Akarkara (Anacyclus pyrethrum) is an herb used in traditional medicine that is also sold as a supplement. There is currently a lack of clinical evidence to support its numerous claimed benefits.
Akarkara is most often used for
Akarkara is an herb (Anacyclus pyrethrum) used in traditional medicine that contains many phytochemicals, including phenols and flavonoids. Its extracts are claimed to have antimicrobial, anti-inflammatory, anticonvulsive, analgesic (painkilling), and aphrodisiac properties. Supplements derived from Anacyclus pyrethrum are often sold under the name Akarkara, but other names like pellitory root are also used.
Cell culture (in vitro) experiments show that extracts from Anacyclus pyrethrum have antimicrobial and antioxidant activity. Several animal studies have confirmed the antioxidant activity, along with anti-inflammatory and immunomodulatory effects. Animal studies also show that extracts from Anacyclus pyrethrum can act as a painkiller, have neuroprotective effects against seizures in models of epilepsy, and enhance memory.
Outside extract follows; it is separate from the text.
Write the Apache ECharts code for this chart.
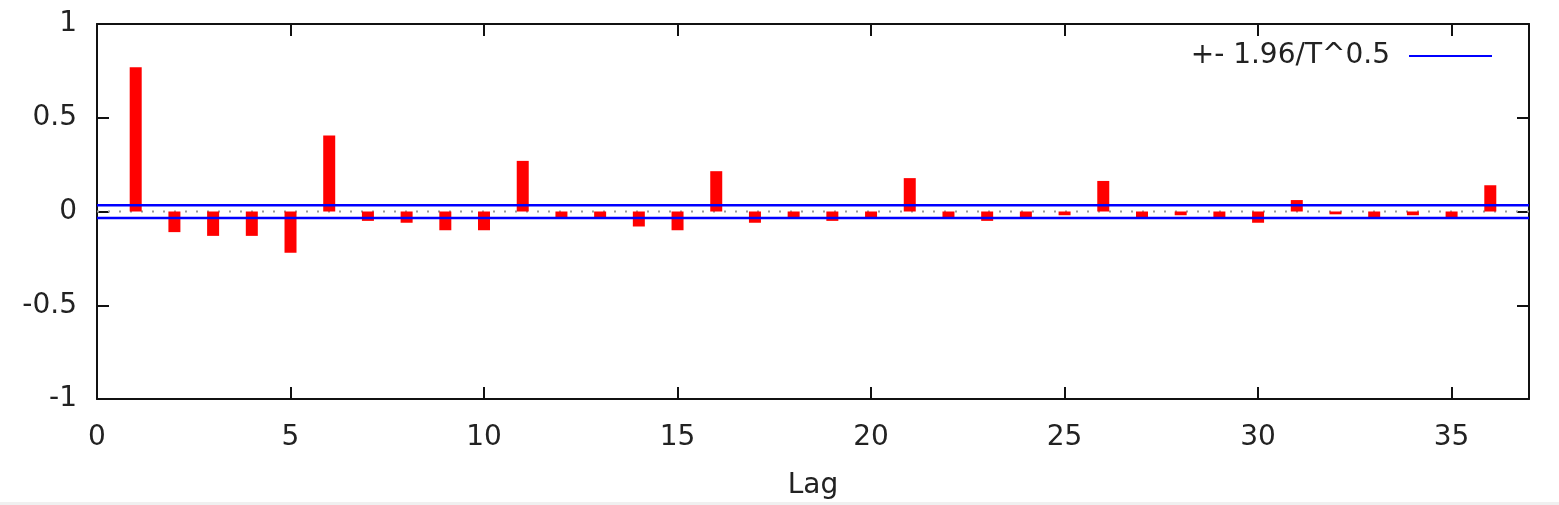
<!DOCTYPE html>
<html>
<head>
<meta charset="utf-8">
<script src="https://cdn.jsdelivr.net/npm/echarts@6/dist/echarts.min.js"></script>
<style>
html,body{margin:0;padding:0;background:#fff;}
#chart{width:1559px;height:505px;}
#strip{position:absolute;left:0;top:502px;width:1559px;height:3px;background:#f0f0f0;}
</style>
</head>
<body>
<div id="chart"></div>
<div id="strip"></div>
<script>
// Data (ACF by lag)
const lags = [1,2,3,4,5,6,7,8,9,10,11,12,13,14,15,16,17,18,19,20,21,22,23,24,25,26,27,28,29,30,31,32,33,34,35,36];
const acf = [0.77,-0.11,-0.13,-0.13,-0.22,0.405,-0.05,-0.06,-0.10,-0.10,0.27,-0.03,-0.03,-0.08,-0.10,0.215,-0.06,-0.03,-0.05,-0.03,0.178,-0.03,-0.05,-0.03,-0.02,0.163,-0.03,-0.02,-0.03,-0.06,0.061,-0.015,-0.03,-0.02,-0.03,0.14];
const band = 0.034; // 1.96/T^0.5
const xRange = [0, 37];
const yTicks = [-1, -0.5, 0, 0.5, 1];
const legendName = '+- 1.96/T^0.5';

const font = 'DejaVu Sans, Verdana, sans-serif';
const txt = '#222';
const fs = 28;
const chart = echarts.init(document.getElementById('chart'));
const axisLine = () => ({show: true, onZero: false, lineStyle: {color: '#111', width: 2}});
const tick = () => ({show: true, inside: true, length: 12, lineStyle: {color: '#111', width: 2}});

chart.setOption({
  animation: false,
  backgroundColor: '#fff',
  grid: {left: 97, right: 30, top: 24, bottom: 104, containLabel: false},
  legend: {
    data: [legendName],
    right: 62, top: 37,
    align: 'right',
    icon: 'rect',
    itemWidth: 83, itemHeight: 2,
    textStyle: {fontFamily: font, fontSize: fs, color: txt, padding: [0, 14, 0, 0]}
  },
  xAxis: [
    {type: 'value', min: xRange[0], max: xRange[1], interval: 5, position: 'bottom',
     axisLine: axisLine(), axisTick: tick(), splitLine: {show: false},
     axisLabel: {fontFamily: font, fontSize: fs, color: txt, margin: 25,
       formatter: v => (v % 5 === 0 ? String(v) : '')},
     name: 'Lag', nameLocation: 'middle', nameGap: 73,
     nameTextStyle: {fontFamily: font, fontSize: fs, color: txt}},
    {type: 'value', min: xRange[0], max: xRange[1], interval: 5, position: 'top',
     axisLine: axisLine(), axisTick: tick(), axisLabel: {show: false}, splitLine: {show: false}}
  ],
  yAxis: [
    {type: 'value', min: yTicks[0], max: yTicks[yTicks.length-1], interval: 0.5, position: 'left',
     axisLine: axisLine(), axisTick: tick(), splitLine: {show: false},
     axisLabel: {fontFamily: font, fontSize: fs, color: txt, margin: 20, padding: [8, 0, 0, 0],
       formatter: v => String(v)}},
    {type: 'value', min: yTicks[0], max: yTicks[yTicks.length-1], interval: 0.5, position: 'right',
     axisLine: axisLine(), axisTick: tick(), axisLabel: {show: false}, splitLine: {show: false}}
  ],
  series: [
    {type: 'line', name: 'zero', data: [[xRange[0], 0], [xRange[1], 0]], symbol: 'none',
     lineStyle: {color: '#999', width: 2, type: [2, 9]}, z: 1, silent: true},
    {type: 'bar', name: 'acf', data: lags.map((l, i) => [l, acf[i]]), barWidth: 12,
     itemStyle: {color: '#ff0000'}, z: 2},
    {type: 'line', name: legendName, data: [[xRange[0], band], [xRange[1], band]], symbol: 'none',
     lineStyle: {color: '#0000ff', width: 2.5}, itemStyle: {color: '#0000ff'}, z: 3},
    {type: 'line', name: legendName, data: [[xRange[0], -band], [xRange[1], -band]], symbol: 'none',
     lineStyle: {color: '#0000ff', width: 2.5}, itemStyle: {color: '#0000ff'}, z: 3}
  ]
});
</script>
</body>
</html>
Further studies in male rats also find evidence of a benefit to sperm health (count, viability, and motility) and libido.
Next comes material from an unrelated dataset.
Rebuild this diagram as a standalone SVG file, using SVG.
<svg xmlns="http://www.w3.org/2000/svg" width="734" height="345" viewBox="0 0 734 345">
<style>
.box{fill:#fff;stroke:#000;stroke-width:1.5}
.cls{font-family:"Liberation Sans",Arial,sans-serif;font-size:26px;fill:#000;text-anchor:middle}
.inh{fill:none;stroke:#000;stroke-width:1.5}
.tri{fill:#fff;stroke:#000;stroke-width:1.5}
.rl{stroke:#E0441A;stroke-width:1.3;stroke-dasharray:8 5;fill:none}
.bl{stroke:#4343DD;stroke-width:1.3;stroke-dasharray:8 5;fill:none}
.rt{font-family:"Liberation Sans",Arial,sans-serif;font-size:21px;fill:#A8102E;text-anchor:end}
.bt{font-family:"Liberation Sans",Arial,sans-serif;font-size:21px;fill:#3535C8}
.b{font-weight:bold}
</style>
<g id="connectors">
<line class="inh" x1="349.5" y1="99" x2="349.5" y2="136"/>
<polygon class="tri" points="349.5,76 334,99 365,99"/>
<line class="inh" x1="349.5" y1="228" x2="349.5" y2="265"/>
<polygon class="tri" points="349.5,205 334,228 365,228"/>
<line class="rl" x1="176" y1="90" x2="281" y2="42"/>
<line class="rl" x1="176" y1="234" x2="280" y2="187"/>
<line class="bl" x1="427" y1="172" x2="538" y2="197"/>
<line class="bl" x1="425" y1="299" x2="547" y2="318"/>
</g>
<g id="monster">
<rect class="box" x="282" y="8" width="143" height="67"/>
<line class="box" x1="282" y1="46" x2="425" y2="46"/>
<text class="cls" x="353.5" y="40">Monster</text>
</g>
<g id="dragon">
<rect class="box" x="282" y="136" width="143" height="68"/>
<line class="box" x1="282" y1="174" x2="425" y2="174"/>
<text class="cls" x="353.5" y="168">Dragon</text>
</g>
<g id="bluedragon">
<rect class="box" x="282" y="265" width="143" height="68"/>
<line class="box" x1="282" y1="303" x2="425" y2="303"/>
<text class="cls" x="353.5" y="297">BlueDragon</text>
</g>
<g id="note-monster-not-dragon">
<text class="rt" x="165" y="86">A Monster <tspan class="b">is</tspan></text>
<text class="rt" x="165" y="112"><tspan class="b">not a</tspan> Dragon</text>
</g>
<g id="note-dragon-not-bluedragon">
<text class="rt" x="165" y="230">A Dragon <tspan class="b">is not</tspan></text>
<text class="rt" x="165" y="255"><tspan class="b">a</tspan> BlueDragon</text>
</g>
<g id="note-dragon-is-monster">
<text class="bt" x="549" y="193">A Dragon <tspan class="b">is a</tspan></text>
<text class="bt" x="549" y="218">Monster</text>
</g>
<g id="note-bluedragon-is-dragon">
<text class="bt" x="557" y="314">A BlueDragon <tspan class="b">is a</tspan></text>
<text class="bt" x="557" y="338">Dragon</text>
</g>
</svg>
Unfortunately, these effects have only been demonstrated in cell culture or animal experiments; no clinical data exist. Therefore, it is not currently possible to make conclusions about the potential efficacy of Akarkara supplements on human health. The only human data currently available is from a study of 13 women in whom a 12-week treatment with a face cream containing Anacyclus pyrethrum extracts showed potential to protect skin from damage.
The main drawback is the lack of randomized controlled trials assessing the effects of Akarkara supplements or extracts from Anacyclus pyrethrum on humans. Therefore, it remains to be determined whether Akarkara can provide any benefit to humans. Importantly, the animal studies cited above don’t report any major side effects following treatment with extracts from Anacyclus pyrethrum. Furthermore, pharmacological studies in rodents find evidence of toxicity at high doses (e.g., 2,000 milligrams of extract per kilogram of body weight) but not when extracts from Anacyclus pyrethrum are administered at low doses. Finally, the one aforementioned human trial with Akarkara did not report on any safety or adverse events data. Consequently, Akarkara supplements are likely safe for human consumption, but because there is currently no data on toxicology, side effects, or adverse outcomes from human studies, it is not yet possible to make firm conclusions about their safety.
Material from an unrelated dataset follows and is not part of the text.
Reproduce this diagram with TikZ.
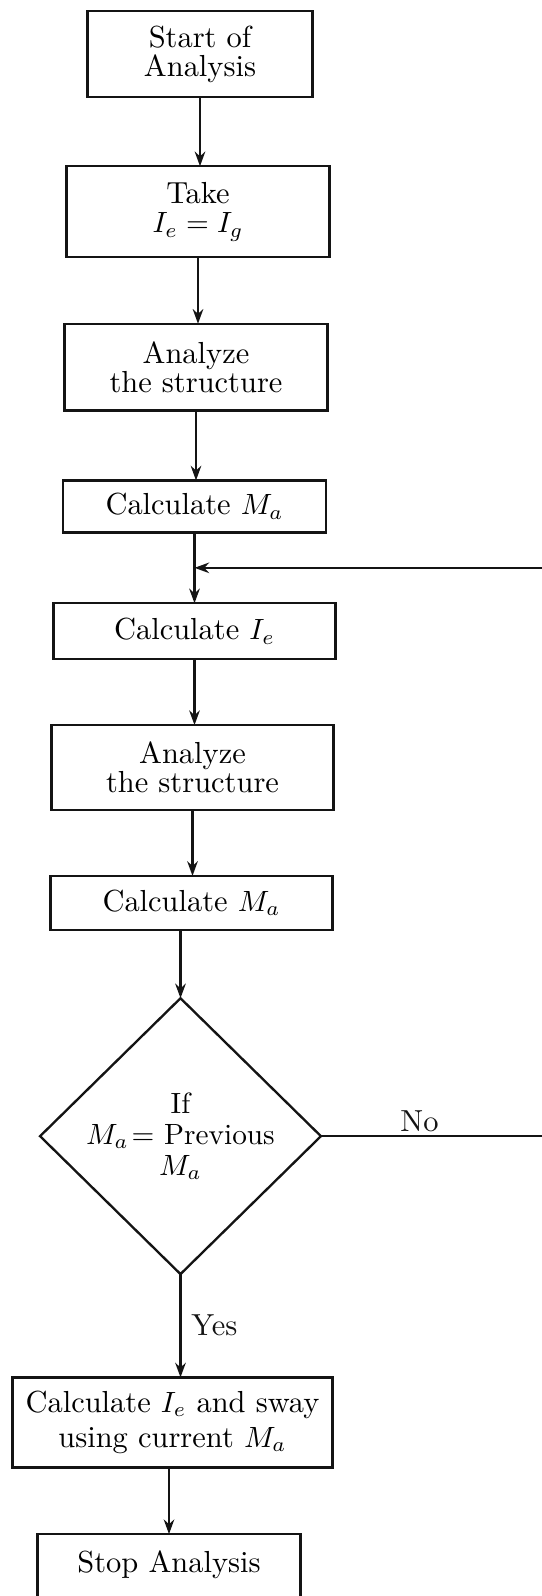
\documentclass[tikz,border=0pt]{standalone}
\usepackage{tikz}
\usetikzlibrary{shapes.geometric, arrows.meta, positioning}
\usepackage{amsmath}
\definecolor{inkline}{RGB}{20,20,20}
\tikzset{
  stepbox/.style={rectangle, draw=inkline, line width=0.8pt, minimum width=3.16cm,
    minimum height=1.04cm, align=center, inner sep=2pt, outer sep=0pt,
    font=\fontsize{10.4}{10}\selectfont},
  decision/.style={diamond, draw=inkline, line width=0.8pt, minimum width=3.37cm,
    minimum height=3.31cm, aspect=1.03, inner sep=0pt, outer sep=0pt, align=center,
    font=\fontsize{10}{10.6}\selectfont},
  arrow/.style={-{Stealth[length=5pt, width=3.6pt]}, line width=0.8pt, color=inkline},
  lbl/.style={font=\fontsize{10.4}{12}\selectfont, text=inkline},
}

\begin{document}
\begin{tikzpicture}[node distance=0.8cm]
  \useasboundingbox (0,0) rectangle (6.492,-19.152);
  \node[stepbox, minimum width=2.7cm, minimum height=1.03cm]
    (start) at (2.4,-0.65) {Start of\\Analysis};
  \node[stepbox, below=0.83cm of start, xshift=-0.024cm, minimum width=3.156cm, minimum height=1.09cm]
    (take) {Take\\$I_e = I_g$};
  \node[stepbox, below=0.80cm of take, xshift=-0.024cm]
    (anlz1) {Analyze\\the structure};
  \node[stepbox, below=0.84cm of anlz1, xshift=-0.018cm, minimum height=0.624cm]
    (calcma1) {Calculate $M_a$};
  \node[stepbox, below=0.85cm of calcma1, minimum width=3.384cm, minimum height=0.672cm]
    (calcie) {Calculate $I_e$};
  \node[stepbox, below=0.79cm of calcie, xshift=-0.024cm, minimum width=3.384cm, minimum height=1.02cm]
    (anlz2) {Analyze\\the structure};
  \node[stepbox, below=0.79cm of anlz2, xshift=-0.012cm, minimum width=3.384cm, minimum height=0.648cm]
    (calcma2) {Calculate $M_a$};
  \node[decision, below=0.82cm of calcma2, xshift=-0.132cm]
    (check) {If\\$M_a$\kern1pt= Previous\\$M_a$};
  \node[stepbox, below=1.24cm of check, xshift=-0.096cm, minimum width=3.84cm, minimum height=1.08cm]
    (sway) {Calculate $I_e$ and sway\\[2pt]using current $M_a$};
  \node[stepbox, below=0.80cm of sway, xshift=-0.042cm, minimum height=0.9cm, text depth=7pt]
    (stop) {Stop Analysis};

  \draw[arrow] (start.south) -- (start.south |- take.north);
  \draw[arrow] (take.south) -- (take.south |- anlz1.north);
  \draw[arrow] (anlz1.south) -- (anlz1.south |- calcma1.north);
  \draw[arrow] (calcma1.south) -- (calcma1.south |- calcie.north) coordinate[pos=0.5] (join);
  \draw[arrow] (calcie.south) -- (calcie.south |- anlz2.north);
  \draw[arrow] (anlz2.south) -- (anlz2.south |- calcma2.north);
  \draw[arrow] (check.north |- calcma2.south) -- (check.north);
  \draw[arrow] (check.south) -- (check.south |- sway.north)
    node[lbl, midway, right] {Yes};
  \draw[arrow] (stop.north |- sway.south) -- (stop.north);
  % loop back when the moment has changed
  \draw[arrow] (check.east) -- ++(2.75,0) node[lbl, pos=0.43, above, inner sep=1pt] {No} |- (join);
\end{tikzpicture}
\end{document}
The antioxidant, anti-inflammatory, and analgesic properties of Akarkara shown in cell culture and animal experiments are likely caused by the various phytochemicals — phenols, flavonoids, tannins, and polysaccharides — identified in Anacyclus pyrethrum extracts. However, determining exactly how extracts from Anacyclus pyrethrum cause the numerous documented benefits in animal experiments will only be possible if mechanistic studies are completed. Therefore, it is currently unclear exactly how Akarkara might protect against seizures, enhance memory, improve sperm health, or increase libido, as shown in animal models. Furthermore, these effects must be tested in clinical trials to demonstrate the relevance of Akarkara supplements to human health.
- Vajikaran Rasayana
- Pellitory Root
- Spanish Chamomile
- Anacyclus Pyrethrum
Studies in rats use a range of 50-150 mg/kg bodyweight Anacyclus pyrethrum roots (DC) daily, with all tested extracts (ethanolic, petroleum ether, water) appearing to be effective. This results in an estimated human dosage range of:
- 550-1,600 mg daily for a 150 lb person
- 700-2,200 mg daily for a 200 lb person
- 900-2,700 mg daily for a 250 lb person
These are just estimates as to the effective range of the root extract in humans, since there is currently no human evidence to base recommendations on.